As vivências da bailarina são o material de trabalho que deu origem aos três espetáculos que ela apresenta a partir de sexta-feira, que, em série, receberam o nome de 'Trilogia do Feminino'.

Sozinha no palco, Rosa usa o espaço como oportunidade para demonstrar ao público belo-horizontino o resultado de suas pesquisas artísticas que ultrapassam as fronteiras da dança. Vítima de algumas contusões que mudaram o curso de sua carreira profissional, Rosa usou estudos em teatro e música como uma espécie de muleta. Muito da transversalidade de seus trabalhos vêm daí. Dessa forma, números de dança contemporânea aparecem entremeados a incidências musicais e interseções textuais.

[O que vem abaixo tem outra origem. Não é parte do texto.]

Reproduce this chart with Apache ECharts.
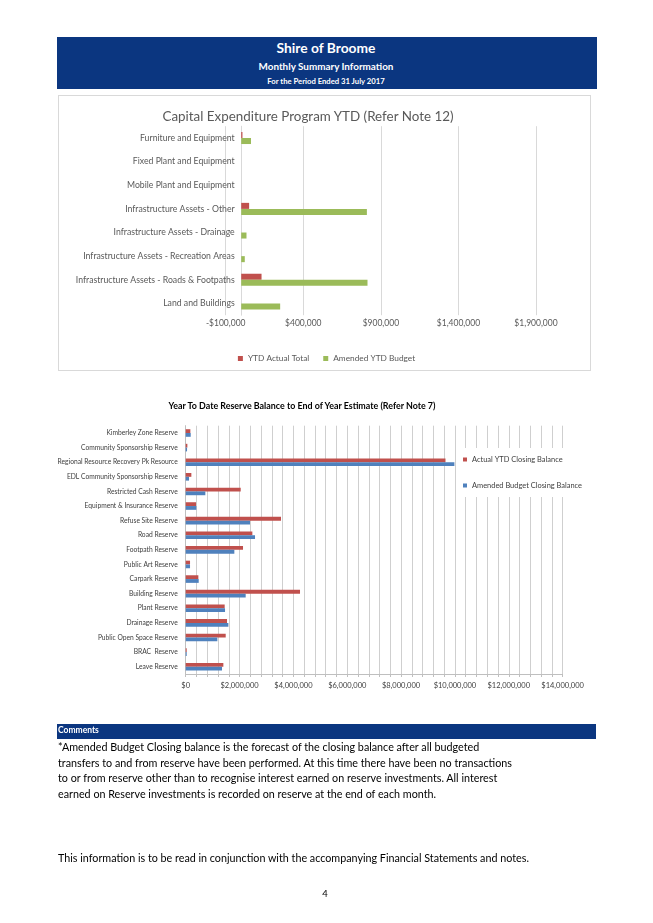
<!DOCTYPE html>
<html>
<head>
<meta charset="utf-8">
<script src="https://cdn.jsdelivr.net/npm/echarts@6/dist/echarts.min.js"></script>
<style>
  html, body { margin: 0; padding: 0; background: #fff; }
  body { width: 653px; height: 923px; position: relative; overflow: hidden; font-family: Lato, "Open Sans", sans-serif; }
  #chart { position: absolute; left: 0; top: 0; width: 653px; height: 923px; }
  .abs { position: absolute; white-space: nowrap; }
  .c { transform: translate(-50%, -50%); }
  .band { position: absolute; background: #0b3680; }
  .box { position: absolute; border: 1px solid #d9d9d9; }
</style>
</head>
<body>
<div class="box" style="left:58px;top:95px;width:531px;height:274px;"></div>
<div id="chart"></div>

<div class="band" style="left:57px;top:37px;width:540px;height:52px;"></div>
<div class="abs c" style="left:326px;top:47px;color:#fff;font-weight:bold;font-size:13.8px;">Shire of Broome</div>
<div class="abs c" style="left:326px;top:66px;color:#fff;font-weight:bold;font-size:9.9px;">Monthly Summary Information</div>
<div class="abs c" style="left:326px;top:81px;color:#fff;font-weight:bold;font-size:7.7px;">For the Period Ended 31 July 2017</div>

<div class="abs c" style="left:308px;top:116px;color:#595959;font-size:13.4px;">Capital Expenditure Program YTD (Refer Note 12)</div>
<div class="abs c" style="left:302px;top:405px;color:#000;font-weight:bold;font-size:8.9px;">Year To Date Reserve Balance to End of Year Estimate (Refer Note 7)</div>

<div class="band" style="left:57px;top:724px;width:539px;height:15px;"></div>
<div class="abs" style="left:58px;top:725px;color:#fff;font-weight:bold;font-size:8.5px;">Comments</div>
<div class="abs" style="left:58px;top:739px;color:#000;font-size:10.75px;line-height:15.7px;">
*Amended Budget Closing balance is the forecast of the closing balance after all budgeted<br>
transfers to and from reserve have been performed. At this time there have been no transactions<br>
to or from reserve other than to recognise interest earned on reserve investments. All interest<br>
earned on Reserve investments is recorded on reserve at the end of each month.
</div>
<div class="abs" style="left:58px;top:851px;color:#000;font-size:10.75px;">This information is to be read in conjunction with the accompanying Financial Statements and notes.</div>
<div class="abs c" style="left:325px;top:893px;color:#000;font-size:9.5px;">4</div>

<script>
// ---- Capital Expenditure Program YTD ----
var capCategories = [
  'Furniture and Equipment',
  'Fixed Plant and Equipment',
  'Mobile Plant and Equipment',
  'Infrastructure Assets - Other',
  'Infrastructure Assets - Drainage',
  'Infrastructure Assets - Recreation Areas',
  'Infrastructure Assets - Roads & Footpaths',
  'Land and Buildings'
];
var capActual = [8000, 0, 0, 51000, 0, 0, 131000, 0];
var capBudget = [63000, 0, 0, 810000, 34000, 23000, 814000, 251000];
var capAxisMin = -100000, capAxisMax = 1900000, capAxisStep = 500000;

// ---- Reserve balances ----
var resCategories = [
  'Kimberley Zone Reserve',
  'Community Sponsorship Reserve',
  'Regional Resource Recovery Pk Resource',
  'EDL Community Sponsorship Reserve',
  'Restricted Cash Reserve',
  'Equipment & Insurance Reserve',
  'Refuse Site Reserve',
  'Road Reserve',
  'Footpath Reserve',
  'Public Art Reserve',
  'Carpark Reserve',
  'Building Reserve',
  'Plant Reserve',
  'Drainage Reserve',
  'Public Open Space Reserve',
  'BRAC  Reserve',
  'Leave Reserve'
];
var resActual = [173000, 62000, 9650000, 210000, 2043000, 384000, 3540000, 2476000, 2129000, 161000, 470000, 4246000, 1448000, 1535000, 1486000, 37000, 1399000];
var resBudget = [186000, 50000, 9980000, 124000, 730000, 396000, 2389000, 2575000, 1807000, 161000, 483000, 2228000, 1461000, 1585000, 1176000, 37000, 1349000];
var resAxisMin = 0, resAxisMax = 14000000, resAxisStep = 2000000;

function money(v) {
  var s = '$' + Math.abs(v).toLocaleString('en-US');
  return v < 0 ? '-' + s : s;
}

var FONT = 'Lato, "Open Sans", sans-serif';
var chart = echarts.init(document.getElementById('chart'), null, { renderer: 'canvas' });
chart.setOption({
  animation: false,
  textStyle: { fontFamily: FONT },
  grid: [
    { left: 225.7, top: 126.2, width: 310.3, height: 189 },
    { left: 185.7, top: 425.7, width: 376.9, height: 248.3 }
  ],
  legend: [
    {
      data: ['YTD Actual Total', 'Amended YTD Budget'],
      left: 'center', top: 349.5,
      itemWidth: 5, itemHeight: 5, itemGap: 14,
      icon: 'rect',
      textStyle: { fontSize: 8.3, color: '#595959', fontFamily: FONT }
    },
    {
      data: ['Actual YTD Closing Balance', 'Amended Budget Closing Balance'],
      orient: 'vertical', left: 457, top: 448,
      padding: [8, 14, 8, 6],
      backgroundColor: '#fff',
      itemWidth: 4, itemHeight: 4, itemGap: 19,
      icon: 'rect',
      textStyle: { fontSize: 7.45, color: '#404040', fontFamily: FONT }
    }
  ],
  xAxis: [
    {
      gridIndex: 0, type: 'value',
      min: capAxisMin, max: capAxisMax, interval: capAxisStep,
      axisLine: { show: false }, axisTick: { show: false },
      splitLine: { show: true, lineStyle: { color: '#d9d9d9', width: 1 } },
      axisLabel: { formatter: money, fontSize: 8.5, color: '#595959', margin: 4, fontFamily: FONT }
    },
    {
      gridIndex: 1, type: 'value',
      min: resAxisMin, max: resAxisMax, interval: resAxisStep,
      axisLine: { show: true, lineStyle: { color: '#bfbfbf' } },
      axisTick: { show: true, length: 3, lineStyle: { color: '#bfbfbf' } },
      minorTick: { show: true, splitNumber: 5, length: 3, lineStyle: { color: '#bfbfbf' } },
      splitLine: { show: true, lineStyle: { color: '#cfcfcf', width: 1 } },
      minorSplitLine: { show: true, lineStyle: { color: '#cfcfcf', width: 1 } },
      axisLabel: { formatter: money, fontSize: 7.5, color: '#404040', margin: 8, fontFamily: FONT }
    }
  ],
  yAxis: [
    {
      gridIndex: 0, type: 'category', data: capCategories, inverse: true,
      axisLine: { show: true, onZero: true, lineStyle: { color: '#d9d9d9' } },
      axisTick: { show: false },
      axisLabel: { interval: 0, fontSize: 8.7, color: '#595959', margin: -9, fontFamily: FONT }
    },
    {
      gridIndex: 1, type: 'category', data: resCategories, inverse: true,
      axisLine: { show: true, onZero: true, lineStyle: { color: '#bfbfbf' } },
      axisTick: { show: false },
      axisLabel: { interval: 0, fontSize: 6.7, color: '#404040', margin: 8, fontFamily: FONT }
    }
  ],
  series: [
    {
      name: 'YTD Actual Total', type: 'bar', xAxisIndex: 0, yAxisIndex: 0,
      data: capActual, itemStyle: { color: '#c0504d' },
      barGap: '0%', barCategoryGap: '49%'
    },
    {
      name: 'Amended YTD Budget', type: 'bar', xAxisIndex: 0, yAxisIndex: 0,
      data: capBudget, itemStyle: { color: '#9bbb59' },
      barGap: '0%', barCategoryGap: '49%'
    },
    {
      name: 'Actual YTD Closing Balance', type: 'bar', xAxisIndex: 1, yAxisIndex: 1,
      data: resActual, itemStyle: { color: '#c0504d' },
      barGap: '0%', barCategoryGap: '48%'
    },
    {
      name: 'Amended Budget Closing Balance', type: 'bar', xAxisIndex: 1, yAxisIndex: 1,
      data: resBudget, itemStyle: { color: '#4f81bd' },
      barGap: '0%', barCategoryGap: '48%'
    }
  ]
});
</script>
</body>
</html>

A dramaturgia aparece mais presente em 'Mulher Selvagem', montagem de 2010 que é a primeira da série a ser apresentada agora. A peça é inspirada no livro 'Mulheres que Correm com os Lobos', da pesquisadora Clarissa Pínkola Estés. Considerado um clássico da literatura feminista, a obra demonstra como a natureza instintiva da mulher foi domesticada ao longo do tempo. Na proposta de Rosa, o palco recebe movimentos que resultam da reflexão sobre as dores da mulher. “Mas o espetáculo vai para um caminho do autoencontro, da solução e da libertação. Conduz a mulher a um caminho”, explica.

Ícone internacional da dança, a coreógrafa e diretora alemã Pina Bausch, morta há dez anos, surge na peça 'O Vestido'. Em certo dia, a dançarina mineira ignorou um belo vestido que habitava a vitrine da loja de Ronaldo Fraga. Dias depois, ela decidiu retornar e comprar a peça, que já havia sido vendida. Na terceira visita ao endereço, outro vestido idêntico apareceu. “Eu disse à vendedora que o vestido parecia figurino da Pina Bausch, e ela me explicou que aquela coleção era inspirada na coreógrafa, que pra mim é uma grande inspiração, então tive que comprar”, relembra. “Mas pensei: onde vou usar isso? Então pensei em criar um espetáculo para usar o vestido”, complementa.

Uma residência artística no Odin Teatret, na Dinamarca, é o estopim de 'A Mulher que Cuspiu a Maçã', o solo derradeiro. Com direção de Roberta Carreri, o trabalho é inspirado no livro 'A Cama na Varanda', da psicóloga Regina Navarro Lins, e cita frustrações que acompanham as mulheres ao longo da história.

Para a artista, a oportunidade de o público assistir aos três espetáculos em perspectiva é algo interessante. “Isso traz outras camadas de reflexão, pois o assunto é amplo. Precisamos nos liberar das dores das mulheres e curar nossas feridas”, arremata.